Sara Seale does Rebecca and it’s glorious. It starts off a little bit These Old Shades with surgeon Adam Chantry, 38, rescuing a “young boy” from a fairground. The boy is, of course, 19-year-old destitute waif Miranda, who was raised in France (and thus has the same exotic speaking patterns of Vicky and her siblings in These Delights).
Adam, a widower with a young daughter, proposes a mariage de convenance [translation: no sex] and Miranda accepts. She does find him very attractive from the start, which is nice to find in a Sara Seale.
Adam brings her to Wintersbride, his home. It’s practically a shrine to Melisande, the “late Mrs Chantry”. I spent the entire novel with “the first Mrs de Winter” ringing in my head. It is constantly mentioned by nearly every character how beautiful the late Mrs Chantry was, and there’s a great big painting of her hanging in the dust-sheet covered drawing room. All the servants are obstructive and hostile to Miranda, but it soon turns out which one is the evil freak.

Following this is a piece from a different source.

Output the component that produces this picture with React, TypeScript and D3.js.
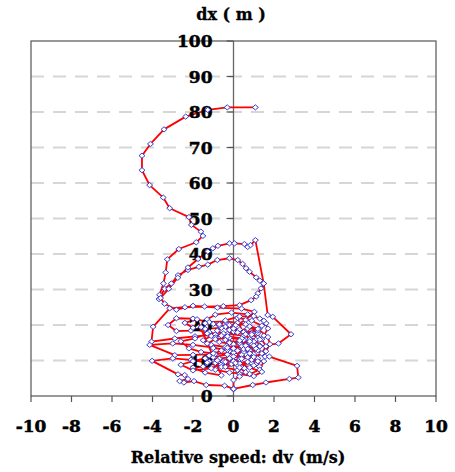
import * as d3 from 'd3';

type Pt = [number, number];

// dv (m/s), dx (m), in path order

const descent: Pt[] = [
  [1.08, 81.3], [-0.31, 81.3], [-1.27, 80.6], [-2.36, 78.7], [-3.43, 75.1],
  [-4.1, 71.0], [-4.52, 67.7], [-4.52, 63.6], [-4.14, 59.4], [-3.47, 55.9],
  [-3.15, 52.9], [-2.2, 50.4], [-2.08, 48.2], [-1.61, 46.3], [-1.51, 45.1],
  [-1.84, 43.3], [-2.7, 41.4], [-3.27, 38.5], [-3.35, 34.8], [-3.46, 31.7],
  [-3.65, 28.5], [-3.68, 27.3],
];

const lowerArc: Pt[] = [
  [-3.4, 30.2], [-3.07, 31.7], [-2.74, 34.0], [-2.25, 35.5], [-1.71, 36.4],
  [-1.27, 37.0], [-0.8, 38.3], [-0.2, 38.8], [0.21, 38.3], [0.45, 37.2],
  [0.62, 36.0], [0.79, 35.0], [1.12, 33.4], [1.3, 32.5], [1.49, 31.7],
  [1.36, 30.3], [1.2, 28.9], [1.12, 28.0], [0.87, 27.0], [0.3, 25.6],
];

const clusterA: Pt[] = [
  [-0.5, 25.3], [-1.43, 25.2], [-2.4, 25.0], [-3.15, 24.7], [-3.97, 19.5],
  [-4.05, 15.3], [-2.9, 16.2], [-1.9, 16.8], [-0.9, 17.3], [0.0, 18.1],
  [0.7, 19.0], [1.28, 19.0], [1.61, 20.5], [1.3, 21.8], [0.7, 23.0],
  [-0.1, 23.5], [-0.9, 22.9], [-1.3, 21.6], [-1.0, 20.3], [-0.4, 19.5],
  [0.3, 18.7], [0.9, 17.7], [1.2, 16.4], [1.0, 15.0], [0.4, 14.1],
  [-0.4, 13.8], [-1.1, 14.4], [-1.5, 15.7], [-1.1, 16.9], [-0.3, 17.5],
  [0.5, 17.0], [1.1, 15.8],
];

const clusterB: Pt[] = [
  [1.3, 14.2], [0.8, 12.9], [0.0, 12.2], [-0.9, 11.8], [-2.0, 11.6],
  [-2.9, 11.5], [-4.14, 14.4], [-3.0, 14.8], [-2.0, 14.4], [-1.0, 13.6],
  [-0.2, 12.7], [0.6, 11.8], [1.2, 10.6], [0.9, 9.3], [0.2, 8.7],
  [-0.6, 8.9], [-1.2, 9.7], [-1.0, 10.9], [-0.3, 11.7], [0.5, 12.4],
  [1.2, 12.9], [1.56, 11.1], [1.77, 11.1], [3.14, 8.5], [3.2, 5.2],
  [2.76, 4.8], [1.6, 3.8], [0.95, 3.1], [0.0, 2.0], [-0.44, 2.9],
  [-1.35, 3.1], [-1.95, 4.2], [-2.45, 3.8], [-2.66, 4.2], [-2.25, 4.8],
  [-2.41, 5.9], [-2.74, 6.1], [-4.02, 9.9], [-3.0, 10.6], [-2.1, 10.2],
  [-1.3, 9.4], [-0.6, 8.2], [0.2, 7.3], [0.54, 7.8], [1.0, 8.6],
  [1.28, 8.3], [1.2, 9.8], [0.7, 10.9], [0.0, 11.1], [-0.7, 10.5],
  [-0.9, 9.3], [-0.4, 8.2],
];

const clusterC: Pt[] = [
  [0.3, 9.2], [0.9, 10.2], [1.4, 12.0], [1.6, 14.0], [1.4, 16.0],
  [0.9, 17.3], [0.2, 17.9], [-0.5, 17.6], [-0.9, 16.5], [-0.7, 15.2],
  [0.0, 14.6], [0.8, 14.9], [1.3, 15.9], [1.2, 17.7], [0.8, 19.6],
  [0.2, 20.6], [-0.4, 21.0], [-1.2, 20.8], [-2.0, 21.8], [-2.82, 21.9],
  [-3.23, 20.0], [-2.82, 18.3], [-2.1, 18.4], [-1.4, 18.9], [-0.6, 19.2],
  [0.1, 19.9], [0.6, 21.4], [1.03, 23.7], [0.4, 24.6], [-0.8, 24.9],
  [-2.0, 25.4], [-2.82, 24.3], [-3.4, 26.0], [-3.6, 27.6],
];

const upperArc: Pt[] = [
  [-3.2, 30.2], [-2.75, 33.3], [-2.25, 36.2], [-1.75, 38.6], [-1.27, 40.7],
  [-1.02, 41.6], [-0.77, 42.3], [-0.2, 43.0], [0.05, 43.0], [0.54, 42.8],
  [0.7, 42.0], [0.84, 42.5], [1.08, 43.9], [1.49, 31.7], [1.69, 22.8],
  [1.94, 22.3], [2.84, 17.4], [2.22, 14.8],
];

const clusterE: Pt[] = [
  [1.3, 14.0], [0.5, 13.2], [-0.3, 13.0], [-1.0, 13.5], [-1.3, 14.8],
  [-0.9, 16.0], [-0.2, 16.4], [0.5, 15.8], [0.9, 14.6], [0.7, 13.3],
  [0.2, 22.0], [0.9, 21.2], [1.4, 19.8], [1.2, 18.4], [0.5, 18.0],
  [-0.2, 18.6], [-0.7, 19.8], [-0.4, 21.3], [0.3, 22.4], [1.0, 22.5],
  [1.5, 21.2], [1.7, 19.0], [1.5, 17.0], [1.0, 15.3], [0.3, 14.9],
  [-0.4, 15.8], [-0.6, 17.0], [-1.2, 18.0], [-1.6, 19.4], [-1.4, 20.5],
  [-0.7, 20.2], [0.0, 19.0], [0.6, 17.4], [0.8, 16.0], [1.1, 13.4],
  [1.0, 11.8], [0.4, 11.6], [-0.2, 10.6], [-0.5, 9.7], [-0.1, 9.0],
  [0.7, 9.6], [1.5, 9.8], [1.3, 7.4], [0.8, 6.2], [-0.2, 6.6],
  [-0.9, 7.4], [-1.5, 8.3], [-2.0, 8.0], [-1.4, 6.6], [-0.6, 5.8],
];

const clusterF: Pt[] = [
  [-1.8, 21.6], [-2.4, 20.6], [-2.0, 19.2], [-1.3, 17.6], [-1.9, 16.2],
  [-2.6, 15.4], [-2.2, 13.4], [-1.6, 12.4], [-1.0, 12.0], [-1.4, 10.6],
  [-2.0, 9.8], [-2.6, 8.8], [-2.0, 7.2], [-1.1, 7.8], [-0.4, 9.6],
  [0.3, 10.4], [1.0, 11.0], [1.6, 12.6], [1.8, 14.6], [1.7, 16.6],
  [1.2, 18.9], [0.6, 20.2], [-0.2, 20.0], [-0.8, 18.4], [-0.3, 16.8],
  [0.4, 16.2], [0.6, 14.2], [0.0, 13.4], [-0.6, 12.8], [-1.2, 11.4],
  [-0.8, 10.0], [0.0, 9.8], [0.8, 8.0], [1.4, 6.8], [1.0, 5.6],
  [0.3, 6.2],
];

const finalApproach: Pt[] = [
  [0.2, 12.8], [-0.3, 13.6], [-0.2, 15.0], [0.3, 15.6], [0.8, 15.4],
  [1.0, 14.2], [0.8, 12.0], [0.4, 10.5], [0.1, 9.3], [0.3, 8.0],
  [0.6, 6.7], [0.3, 5.5], [0.0, 4.5], [0.0, 2.0], [0.0, 2.0], [0.0, 2.0],
];

const trajectory: Pt[] = [
  ...descent, ...lowerArc, ...clusterA, ...clusterB, ...clusterC,
  ...upperArc, ...clusterE, ...clusterF, ...finalApproach,
];

const xTicks = [-10, -8, -6, -4, -2, 0, 2, 4, 6, 8, 10];
const yTicks = [0, 10, 20, 30, 40, 50, 60, 70, 80, 90, 100];
const gridLines = [10, 20, 30, 40, 50, 60, 70, 80, 90];

const diamond = 'M-3,0L0,-2.6L3,0L0,2.6Z';

export default function App() {
  const width = 455;
  const height = 472;

  const x = d3.scaleLinear().domain([-10, 10]).range([31, 436]);
  const y = d3.scaleLinear().domain([0, 100]).range([396, 41]);

  const line = d3
    .line<Pt>()
    .x((d) => x(d[0]))
    .y((d) => y(d[1]));

  const tickFont = {
    fontFamily: '"DejaVu Serif", serif',
    fontWeight: 'bold' as const,
    fontSize: 17,
    stroke: '#000',
    strokeWidth: 0.5,
  };
  const titleFont = {
    fontFamily: '"DejaVu Serif", serif',
    fontWeight: 'bold' as const,
    fontSize: 16,
    stroke: '#000',
    strokeWidth: 0.3,
  };

  return (
    <svg
      width={width}
      height={height}
      style={{ position: 'absolute', left: 0, top: 0, background: '#fff' }}
    >
      {/* dashed grid */}
      {gridLines.map((g) => (
        <line
          key={g}
          x1={x(-10)}
          x2={x(10)}
          y1={y(g)}
          y2={y(g)}
          stroke="#d6d6d6"
          strokeWidth={2}
          strokeDasharray="13 9"
        />
      ))}

      {/* plot box */}
      <rect
        x={x(-10)}
        y={y(100)}
        width={x(10) - x(-10)}
        height={y(0) - y(100)}
        fill="none"
        stroke="#555"
        strokeWidth={1.2}
      />

      {/* y axis at dv = 0 */}
      <line x1={x(0)} x2={x(0)} y1={y(0)} y2={y(100)} stroke="#666" strokeWidth={1.3} />
      {yTicks.map((t) => (
        <line key={t} x1={x(0) - 7} x2={x(0)} y1={y(t)} y2={y(t)} stroke="#555" strokeWidth={1.2} />
      ))}

      {/* x ticks below the box */}
      {xTicks.map((t) => (
        <line key={t} x1={x(t)} x2={x(t)} y1={y(0)} y2={y(0) + 6} stroke="#555" strokeWidth={1.2} />
      ))}

      {/* trajectory line */}
      <path d={line(trajectory) ?? ''} fill="none" stroke="#ff0000" strokeWidth={1.8} strokeLinejoin="round" />

      {/* y tick labels */}
      {yTicks.map((t) => (
        <text key={t} x={x(0) - 21} y={y(t) + 6} textAnchor="end" {...tickFont} fill="#000">
          {t}
        </text>
      ))}

      {/* markers */}
      {trajectory.map((d, i) => (
        <path
          key={i}
          d={diamond}
          transform={`translate(${x(d[0])},${y(d[1])})`}
          fill="#fff"
          stroke="#2b2bc8"
          strokeWidth={0.9}
        />
      ))}

      {/* x tick labels */}
      {xTicks.map((t) => (
        <text key={t} x={x(t)} y={432} textAnchor="middle" {...tickFont} fill="#000">
          {t}
        </text>
      ))}

      <text x={231} y={20} textAnchor="middle" {...titleFont} fill="#000">
        dx ( m )
      </text>
      <text x={238} y={463} textAnchor="middle" {...titleFont} fill="#000">
        Relative speed: dv (m/s)
      </text>
    </svg>
  );
}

Of course, we eventually learn that the Beautiful Melisande was an “incurable dipsomaniac” (=hopeless alcoholic) and adulteress, whom Adam didn’t actually love, but only felt some transient “passion” for. “Had I loved her she might not have desired other men and, failing that, the final solace. Once can’t know.” Evil Mrs “Simmie” Danvers was also supplying her with booze, though it’s not quite clear why, and apparently Melisande’s beauty eventually “distintegrated into total ruin”. So that’s all very nice, and clears the way neatly for Miranda to be Adam’s One True Love.
As mentioned, it’s great to see Miranda as the one trying to provoke some kind of sexual response from Adam (not that Sara Seale would ever describe it in such shocking terms!) There are a few rather amusing bits where Adam gets angry and warns her to “lock the door” and cautions that he is “only flesh and blood” – and we tear our hair in despair, because Miranda is gagging for it.
“Yes Adam,” she said, and lay back on her pillows, very still. “You would not” – her voice was almost a whisper – “you would not think of – altering the terms?”
He stood looking down at her, hands thrust deep in his pockets, but there was no tenderness in his sudden smile.
“That is always possible,” he said, “but in the meantime you’d better take to locking your door. Flesh and blood takes little count of contracts or obligations if tried too highly, and I don’t think you would care for a marriage consummated in that spirit, Miranda.”
It’s at this point that the reader wishes they were in an Anne Mather novel, because we all know how THAT would go. But since we’re in a Sara Seale, Miranda “turns her face away from the light” and says that she “should not care for it at all”, and we have to wait another fifty pages for Adam to finally get a clue. But it’s very sweet when he does.
This is one of the best Sara Seale novels – I highly recommend it.